While I might not have a heart that’s ready to give up all of its childish resentments, I can at least know and try to accept that someday I might be able to– and take solace in the fact that I have given up some. Instead of nagging myself into an acceptance I’m not yet feeling, I can just look forward to someday, feeling that moment, when I find my grown-up heart.

Posted by bipolarlawyer on June 9th, 2008
» Feed to this thread
» Trackback

5 Comments a “My grown-up heart”

  1. Emily says:

    I just wrote up a post (for tomorrow, if Hubbers approves it) that is somewhat similar in feeling to this one. Not the same, but there’s a common undertone.

  2. Angelina says:

    Damn you! I flitted over here knowing I didn’t really have time to read anything because I’m supposed to be running errands and I had to read it.

    I think is such a good realization to have and I am only just having it myself. It makes me feel that I should go and get myself some MFK to read too.

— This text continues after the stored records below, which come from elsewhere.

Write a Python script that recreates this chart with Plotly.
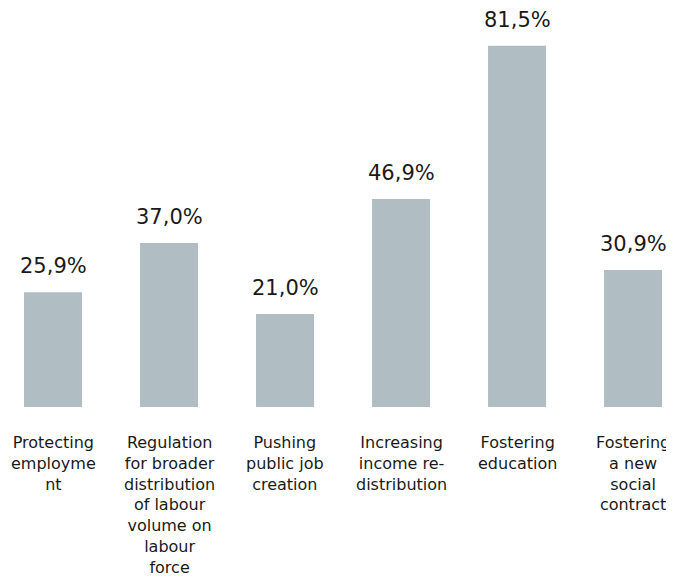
import plotly.graph_objects as go

# data
categories = [
    "Protecting employment",
    "Regulation for broader distribution of labour volume on labour force",
    "Pushing public job creation",
    "Increasing income re-distribution",
    "Fostering education",
    "Fostering a new social contract",
]
values = [25.9, 37.0, 21.0, 46.9, 81.5, 30.9]
value_labels = ["25,9%", "37,0%", "21,0%", "46,9%", "81,5%", "30,9%"]
tick_labels = [
    "Protecting<br>employme<br>nt",
    "Regulation<br>for broader<br>distribution<br>of labour<br>volume on<br>labour<br>force",
    "Pushing<br>public job<br>creation",
    "Increasing<br>income re-<br>distribution",
    "Fostering<br>education",
    "Fostering<br>a new<br>social<br>contract",
]

BAR_COLOR = "#b0bec3"
TEXT_COLOR = "#1a1a1a"
FONT = "DejaVu Sans"

fig = go.Figure()
fig.add_trace(go.Bar(
    x=categories,
    y=values,
    width=0.5,
    marker=dict(color=BAR_COLOR, line=dict(width=0)),
    hoverinfo="skip",
))

# value labels above bars
for cat, val, lab in zip(categories, values, value_labels):
    fig.add_annotation(
        x=cat, y=val, text=lab, showarrow=False,
        xanchor="center", yanchor="bottom", yshift=12,
        font=dict(family=FONT, size=21, color=TEXT_COLOR),
    )

# category labels below bars
for cat, lab in zip(categories, tick_labels):
    fig.add_annotation(
        x=cat, y=0, yref="paper", text=lab, showarrow=False,
        xanchor="center", yanchor="top", yshift=-24, align="center",
        font=dict(family=FONT, size=16, color=TEXT_COLOR),
    )

# the page body keeps its 8px default margin, so the figure is sized to fit
fig.update_layout(
    width=666,
    height=575,
    margin=dict(l=0, r=0, t=0, b=176),
    paper_bgcolor="white",
    plot_bgcolor="white",
    showlegend=False,
    xaxis=dict(visible=False, range=[-0.388, 5.353]),
    yaxis=dict(visible=False, range=[0, 90]),
)

fig.write_html("out.html")
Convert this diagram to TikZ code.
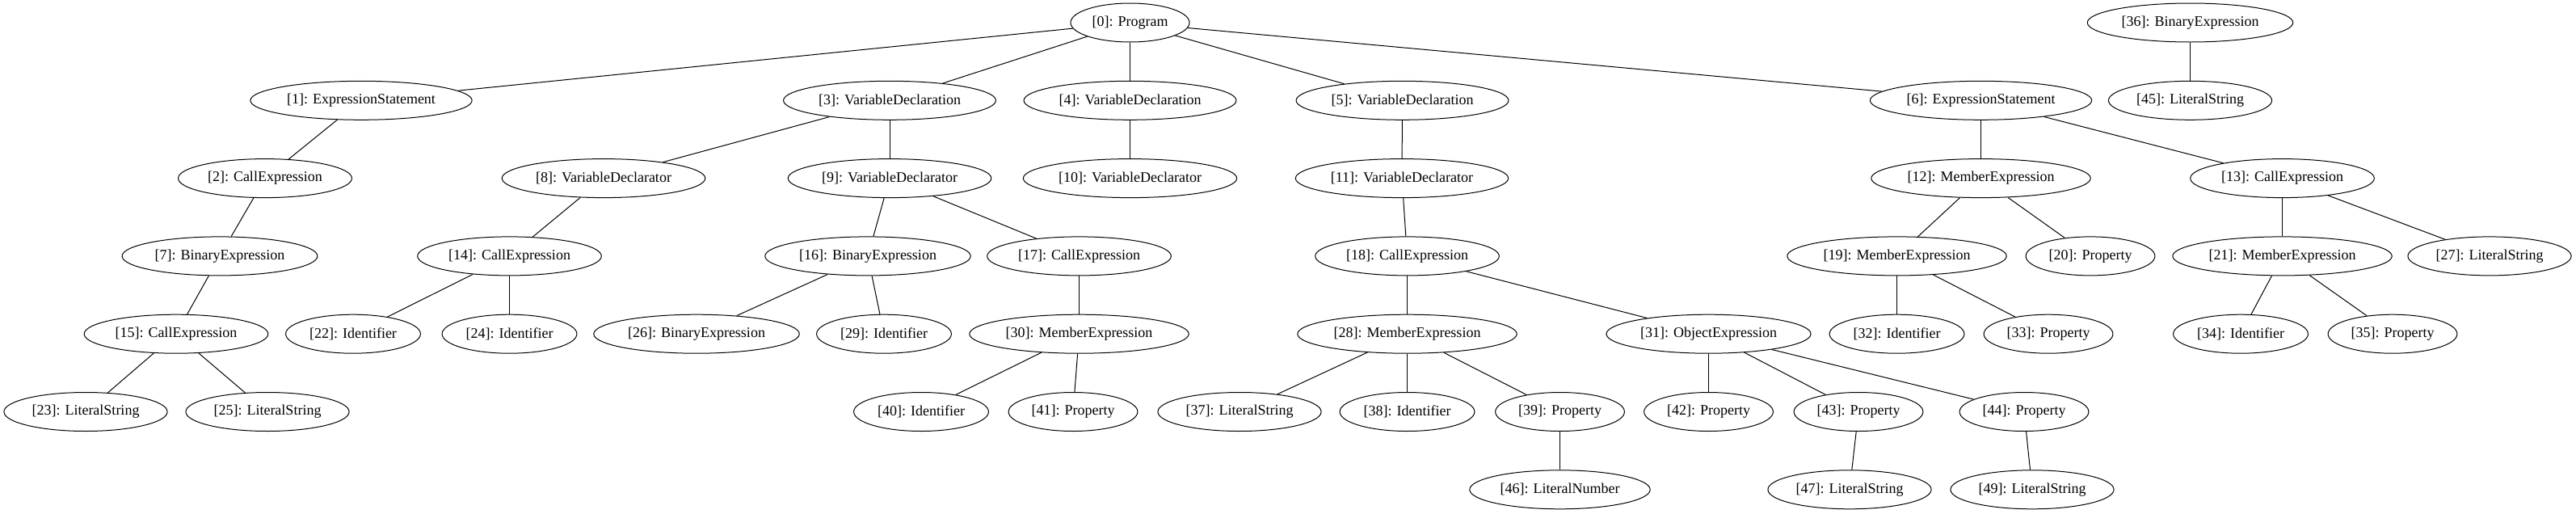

  3. Cheri @ Blog This Mom! says:

    So wise. So loving.

  4. Reluctant Blogger says:

    This is a rather liberating way to think, isn’t it? I think I have learnt to be less hard on myself but I think I still see things in black and white a bit much – so “I can’t do it now” feels like failure. I don’t know though – some feelings about relationships are so entrenched that I don’t see how they can be changed. But I will try this approach and see if it erodes things down slowly by letting me move on a little each time or just stay where I am, rather than always going back to where I was before. Not sure that makes sense really. I only kind of know what I mean myself!!

  5. moonflower says:

    i love this, very well written. it gives me hope that my grown up heart has a lot of surprises and blessings in store.